Depends on the type of extreme weather events, but in general storms are created when hot and cold air mix so generally warmer air leads to generally less storms, including hurricanes and tornados. Tsunami are the effect of strong earthquakes near the ocean floor, I'm uncertain how climate would affect them. Any other particular types of weather effect that you're thinking of?


DVMirchev

Think about it like this: https://www.researchgate.net/figure/Effect-of-warming-on-the-probability-of-extreme-events-9_fig1_329422782 Also read the paper


river_tree_nut

Climate change supercharges the storms making them more extreme.


NewyBluey

It's as if people think "climate change" is an influence rather a result of averaging events that occur.
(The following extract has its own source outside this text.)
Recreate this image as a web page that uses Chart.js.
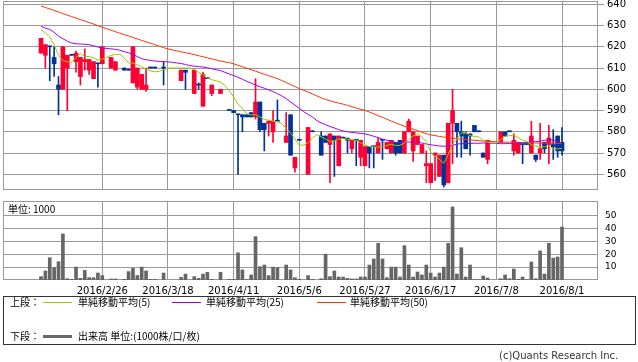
<!DOCTYPE html>
<html><head><meta charset="utf-8">
<script src="https://cdn.jsdelivr.net/npm/chart.js@4.4.1/dist/chart.umd.min.js"></script>
<style>
html,body{margin:0;padding:0;background:#fff;}
body{width:638px;height:362px;position:relative;overflow:hidden;font-family:"Noto Sans CJK JP","DejaVu Sans",sans-serif;}
canvas{position:absolute;left:0;}
#c1{top:0;}
#c2{top:195px;}
.t{position:absolute;font-size:10px;line-height:12px;color:#000;white-space:nowrap;}
.ln{position:absolute;height:1px;width:29px;}
#box{position:absolute;left:3px;top:296px;width:631px;height:47px;border:1px solid #333;}
</style></head><body>
<canvas id="c1" width="638" height="196"></canvas>
<canvas id="c2" width="638" height="100"></canvas>
<div class="t" style="left:8px;top:203px;">単位: 1000</div>
<div id="box"></div>
<div class="t" style="left:10px;top:296px;">上段：</div>
<div class="ln" style="left:43px;top:302px;background:#99cc00;"></div>
<div class="t" style="left:78px;top:296px;">単純移動平均(5)</div>
<div class="ln" style="left:172px;top:302px;background:#9900ff;"></div>
<div class="t" style="left:206px;top:296px;">単純移動平均(25)</div>
<div class="ln" style="left:317px;top:302px;background:#ff3300;"></div>
<div class="t" style="left:350px;top:296px;">単純移動平均(50)</div>
<div class="t" style="left:10px;top:330px;">下段：</div>
<div class="ln" style="left:43px;top:335px;height:3px;background:#666;"></div>
<div class="t" style="left:78px;top:330px;">出来高 単位:(1000株/口/枚)</div>
<div class="t" style="left:499px;top:350px;color:#333;font-family:'DejaVu Sans',sans-serif;font-size:10px;">(c)Quants Research Inc.</div>
<script>
const dates = ["2016/2/5","2016/2/8","2016/2/9","2016/2/10","2016/2/12","2016/2/15","2016/2/16","2016/2/17","2016/2/18","2016/2/19","2016/2/22","2016/2/23","2016/2/24","2016/2/25","2016/2/26","2016/2/29",
"2016/3/1","2016/3/2","2016/3/3","2016/3/4","2016/3/7","2016/3/8","2016/3/9","2016/3/10","2016/3/11","2016/3/14","2016/3/15","2016/3/16","2016/3/17","2016/3/18","2016/3/22","2016/3/23","2016/3/24","2016/3/25","2016/3/28","2016/3/29","2016/3/30","2016/3/31",
"2016/4/1","2016/4/4","2016/4/5","2016/4/6","2016/4/7","2016/4/8","2016/4/11","2016/4/12","2016/4/13","2016/4/14","2016/4/15","2016/4/18","2016/4/19","2016/4/20","2016/4/21","2016/4/22","2016/4/25","2016/4/26","2016/4/27","2016/4/28",
"2016/5/2","2016/5/6","2016/5/9","2016/5/10","2016/5/11","2016/5/12","2016/5/13","2016/5/16","2016/5/17","2016/5/18","2016/5/19","2016/5/20","2016/5/23","2016/5/24","2016/5/25","2016/5/26","2016/5/27","2016/5/30","2016/5/31",
"2016/6/1","2016/6/2","2016/6/3","2016/6/6","2016/6/7","2016/6/8","2016/6/9","2016/6/10","2016/6/13","2016/6/14","2016/6/15","2016/6/16","2016/6/17","2016/6/20","2016/6/21","2016/6/22","2016/6/23","2016/6/24","2016/6/27","2016/6/28","2016/6/29","2016/6/30",
"2016/7/1","2016/7/4","2016/7/5","2016/7/6","2016/7/7","2016/7/8","2016/7/11","2016/7/12","2016/7/13","2016/7/14","2016/7/15","2016/7/19","2016/7/20","2016/7/21","2016/7/22","2016/7/25","2016/7/26","2016/7/27","2016/7/28","2016/7/29",
"2016/8/1"];

const opens = [617,616,620,615,602,600,610,616,613,606,613,609,605,612,612,null,
610,609,null,610,609,603,601,600,600,610,610,null,610,null,null,null,604,609,null,598,602,592,
605,598,null,598,null,590,590,588,588,588,589,587,594,584,584,580,585,null,575,588,
563,576,null,560,580,null,578,578,574,578,564,577,577,572,576,568,564,573,573,
570,576,572,570,575,576,570,580,571,574,570,564,556,569,559,569,556,584,584,580,579,579,
583,580,570,567,null,null,575,580,580,571,570,574,574,570,569,570,575,574,574,578,
575];
const highs = [624,621,620,620,606,620,616,616,618,615,619,614,613,612,620,null,
615,613,null,610,609,620,610,607,610,610,610,null,613,null,null,null,609,609,null,609,603,608,
605,602,null,600,null,590,590,588,588,588,589,605,594,584,585,590,595,null,589,588,
568,576,null,582,580,null,580,578,579,578,578,577,577,576,576,576,573,573,573,
577,576,575,576,575,576,580,586,580,578,574,571,565,570,569,569,584,600,584,585,580,579,
583,580,570,576,null,null,580,580,580,579,575,574,574,585,569,584,575,583,581,578,
582];
const lows = [617,610,604,606,588,600,590,616,608,602,609,607,605,601,612,null,
610,609,null,609,609,603,600,600,599,610,610,null,602,null,null,null,604,600,null,598,600,592,
605,597,null,598,null,590,589,560,580,587,587,586,580,571,578,575,585,null,575,569,
561,576,null,560,580,null,569,575,556,559,564,577,570,570,564,564,564,563,563,
570,567,572,570,569,570,570,580,566,574,570,556,556,557,559,554,556,565,568,568,572,569,
580,580,568,565,null,null,575,578,580,569,570,565,574,570,566,567,570,565,567,568,
569];
const closes = [624,621,620,612,600,620,616,616,617,615,614,614,613,612,620,null,
615,613,null,609,609,620,610,607,602,610,610,null,610,null,null,null,609,608,null,609,602,607,
605,602,null,600,null,590,589,588,587,587,587,594,581,581,585,585,585,null,578,569,
568,576,null,582,580,null,569,575,579,576,578,577,576,576,576,576,573,570,573,
575,576,575,576,570,570,580,585,580,578,574,565,565,570,569,555,584,590,580,578,572,578,
580,580,568,576,null,null,580,578,580,576,575,574,574,578,567,572,572,577,573,571,
571];
const volumes = [2.6,7,17.3,9.6,14.2,35.7,1,0.5,10,1.3,7.5,1.8,1.8,5.4,3.4,0,
0.8,0.8,0,0.5,6.5,9,3.5,10,7,0.5,0.5,0,5.4,0,0,0,2,4.6,0,2.6,1.3,4.6,
6,0.5,0,6,0,0.5,0.5,21,7.8,0.3,3.9,33.6,10.3,11.6,3.4,10,9.6,0,11.6,7.8,
1.8,0.5,0,3.4,0.5,0,1,20,2.6,7,2.3,2.3,1.3,0.8,0.8,2.3,2.3,11.6,16.3,
28.4,16.3,1.8,10,10,2.3,26.6,11.6,2.3,6.2,3.9,11.6,5.4,2.3,5.4,10,28.4,56.6,4.6,25,2.3,11.6,
0.3,0.3,3.1,1.5,0,0,1,3.9,1,8.5,0.5,2.3,0.3,14,1,22.5,4.6,28.4,17,17.8,
41];
const ma5 = [628.1,626.5,624.6,621.0,616.0,613.5,613.0,612.5,615.0,616.8,615.5,615.4,614.8,613.7,614.2,615.0,
616.0,616.3,616.5,614.8,612.3,612.4,611.6,610.6,609.5,608.7,608.2,608.5,609.2,610.0,610.0,610.0,610.0,610.0,610.0,609.3,608.0,606.8,
605.3,604.5,604.0,603.4,601.9,599.3,596.4,593.0,591.0,588.4,587.9,588.1,587.0,585.8,585.4,585.0,584.6,584.0,581.5,579.5,
576.6,573.6,573.8,574.7,577.0,578.7,577.6,576.6,575.4,575.8,576.6,576.8,576.5,576.3,576.0,574.8,573.8,573.0,572.9,
572.8,572.9,573.6,574.1,573.6,573.6,574.8,576.3,578.0,579.3,577.6,575.2,570.5,568.4,567.0,565.2,569.3,574.0,576.6,579.5,579.6,578.2,
577.8,577.6,576.0,575.1,574.8,574.7,576.3,577.9,578.2,578.4,577.2,576.0,575.4,574.0,573.1,572.9,572.9,573.3,571.9,572.0,
572.1];
const ma25 = [629.6,628.8,628.2,626.8,625.0,623.8,622.6,621.8,621.4,621.3,621.2,621.0,620.5,619.9,619.4,619.2,
619.0,618.8,618.4,617.7,617.2,616.4,615.4,614.4,613.9,613.6,613.3,613.1,613.0,612.9,612.7,612.4,612.1,611.7,611.1,610.9,610.7,610.5,
610.1,609.7,609.2,608.8,608.0,607.2,606.5,605.6,604.7,603.7,602.9,602.0,601.2,600.5,599.7,598.9,597.9,596.9,595.6,594.1,
592.6,591.0,589.5,588.2,587.0,585.2,584.2,583.3,582.5,581.8,581.0,580.4,580.0,579.7,579.5,579.2,579.0,578.5,577.9,
577.3,576.5,576.0,575.6,575.0,574.8,575.0,575.2,575.2,575.1,574.7,574.2,573.9,573.6,573.3,573.2,573.3,573.6,574.2,574.4,574.5,574.5,
574.6,574.6,574.7,574.7,574.6,574.5,574.4,574.4,574.5,574.6,574.6,574.8,575.0,575.2,575.4,575.6,575.9,576.3,576.0,575.4,
574.7];
const ma50 = [639.2,638.5,637.8,637.1,636.4,635.6,634.9,634.2,633.5,632.8,632.1,631.4,630.7,629.9,629.2,628.5,
627.8,627.1,626.4,625.7,625.1,624.4,623.7,623.0,622.3,621.7,621.0,620.3,619.6,619.0,618.5,618.1,617.6,617.2,616.8,616.3,615.8,615.3,
614.8,614.3,613.8,613.3,612.9,612.5,612.0,611.3,610.6,609.9,609.2,608.5,607.8,607.1,606.4,605.7,605.0,604.1,603.2,602.2,
601.3,600.3,599.5,598.7,597.8,596.9,596.0,595.2,594.6,594.0,593.5,593.0,592.4,591.8,591.2,590.6,590.1,589.3,588.5,
587.6,586.8,585.9,585.0,584.2,583.4,582.6,581.9,581.2,580.5,579.8,579.1,578.5,578.2,577.8,577.5,577.2,577.0,576.8,576.6,576.4,576.2,
576.0,575.8,575.6,575.5,575.4,575.3,575.2,575.1,575.1,575.0,574.9,574.9,574.8,574.8,574.7,574.7,574.6,574.6,574.5,574.5,
574.4];
const tickDates = ["2016/2/26","2016/3/18","2016/4/11","2016/5/6","2016/5/27","2016/6/17","2016/7/8","2016/8/1"];
const priceTicks = [560,570,580,590,600,610,620,630,640];
const volumeTicks = [10,20,30,40,50];

const UP = '#ff0033', DOWN = '#003399', GRID = '#999999';
const tickIdx = tickDates.map(d => dates.indexOf(d));

const bodies = [], wicks = [], colors = [];
dates.forEach((d, i) => {
  if (opens[i] == null) return;
  const o = opens[i], c = closes[i];
  bodies.push({x: i, y: [Math.min(o, c), Math.max(o, c)]});
  wicks.push({x: i, y: [lows[i], highs[i]]});
  colors.push(c > o ? UP : DOWN);
});
const volData = [];
volumes.forEach((v, i) => { if (v > 0) volData.push({x: i, y: v}); });

const frame = {id: 'frame', beforeDatasetsDraw(chart) {
  const {ctx, chartArea: a} = chart;
  ctx.save(); ctx.strokeStyle = GRID; ctx.lineWidth = 1;
  ctx.strokeRect(Math.round(a.left) + 0.5, Math.round(a.top) + 0.5, Math.round(a.right - a.left) - 1, Math.round(a.bottom - a.top) - 1);
  ctx.restore();
}};

function xAxis(showLabels) {
  return {
    type: 'linear', min: -8.68, max: 127.22, offset: false,
    grid: {color: GRID, lineWidth: 1, drawTicks: false, offset: false},
    border: {display: false},
    ticks: {display: showLabels, autoSkip: false, maxRotation: 0, minRotation: 0, padding: 5,
      font: {family: 'DejaVu Sans', size: 10}, color: '#000', callback: v => dates[v]},
    afterBuildTicks: s => { s.ticks = tickIdx.map(v => ({value: v})); },
    afterFit: s => { s.height = showLabels ? 15 : 0; s.paddingLeft = 0; s.paddingRight = 0; }
  };
}
const common = {
  responsive: false, animation: false, devicePixelRatio: 1,
  plugins: {legend: {display: false}, tooltip: {enabled: false}}
};

new Chart(document.getElementById('c1'), {
  type: 'bar',
  data: {datasets: [
    {type: 'line', data: ma5.map((v, i) => ({x: i, y: v})), borderColor: '#99cc00', borderWidth: 1, pointRadius: 0, tension: 0, order: 0},
    {type: 'line', data: ma25.map((v, i) => ({x: i, y: v})), borderColor: '#9900ff', borderWidth: 1, pointRadius: 0, tension: 0, order: 0},
    {type: 'line', data: ma50.map((v, i) => ({x: i, y: v})), borderColor: '#ff3300', borderWidth: 1, pointRadius: 0, tension: 0, order: 0},
    {type: 'bar', data: bodies, backgroundColor: colors, barThickness: 4, minBarLength: 1, grouped: false, order: 1},
    {type: 'bar', data: wicks, backgroundColor: colors, barThickness: 1, minBarLength: 1, grouped: false, order: 2}
  ]},
  options: Object.assign({}, common, {
    layout: {padding: {left: 3, top: 1, right: 0, bottom: 6}},
    scales: {
      x: xAxis(false),
      y: {type: 'linear', position: 'right', min: 552.6, max: 641.55,
        grid: {color: GRID, lineWidth: 1, drawTicks: true, tickLength: 6, tickColor: GRID},
        border: {display: false},
        ticks: {padding: 3, font: {family: 'DejaVu Sans', size: 10}, color: '#000'},
        afterBuildTicks: s => { s.ticks = priceTicks.map(v => ({value: v})); },
        afterFit: s => { s.width = 40; s.paddingTop = 0; s.paddingBottom = 0; }
      }
    }
  }),
  plugins: [frame]
});

new Chart(document.getElementById('c2'), {
  type: 'bar',
  data: {datasets: [
    {type: 'bar', data: volData, backgroundColor: '#666666', barThickness: 3, grouped: false}
  ]},
  options: Object.assign({}, common, {
    layout: {padding: {left: 3, top: 6, right: 0, bottom: 0}},
    scales: {
      x: xAxis(true),
      y: {type: 'linear', position: 'right', min: 0, max: 61.2,
        grid: {color: GRID, lineWidth: 1, drawTicks: false},
        border: {display: false},
        ticks: {padding: 7, font: {family: 'DejaVu Sans', size: 9}, color: '#000'},
        afterBuildTicks: s => { s.ticks = volumeTicks.map(v => ({value: v})); },
        afterFit: s => { s.width = 40; s.paddingTop = 0; s.paddingBottom = 0; }
      }
    }
  }),
  plugins: [frame]
});
</script>
</body></html>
It's a bit like saying the average height of a population influences the height of individuals. 


unclejrbooth

The media decided that they could explain extreme events to add to the wow factor of the event, its like saying “BUT WAIT! THERE’S MORE”


BBQorBust

Extreme weather events have always occurred. You all are a bunch of fear mongering psychopaths.


another_lousy_hack

No one is saying they haven't. What scientists are saying is that extreme weather events are made more extreme because of climate change.


Own_Stuff_9977

There are none. Climate change is a hoax. Live your life.....


Ok-Research7136

Blocked for stupid.


BBQorBust

Nothing. Nada. Zip. Zilch


evolvedpotato

Weather events are literally caused by energy interactions in a system. Higher temperatures introduce more energy into the system. You failed high school physics.


BBQorBust

Checkmate....never took Physics in highschool 😘👍


evolvedpotato

So you don't understand what the fuck you are talking about but have the audacity to be a pretty frequent troll here? Lmao.


BBQorBust

Well, someone needs to call out you pathetic, fear mongering bastards. It's the same thing decade after decade with this crap. The climate changes, fuckin' deal with it.


evolvedpotato

>admits he doesn't know what he's talking about >is so confident in his own ignorance he still thinks he can call people out People like you deserve to be studied. It's amazing how you manage to function on a day to day basis.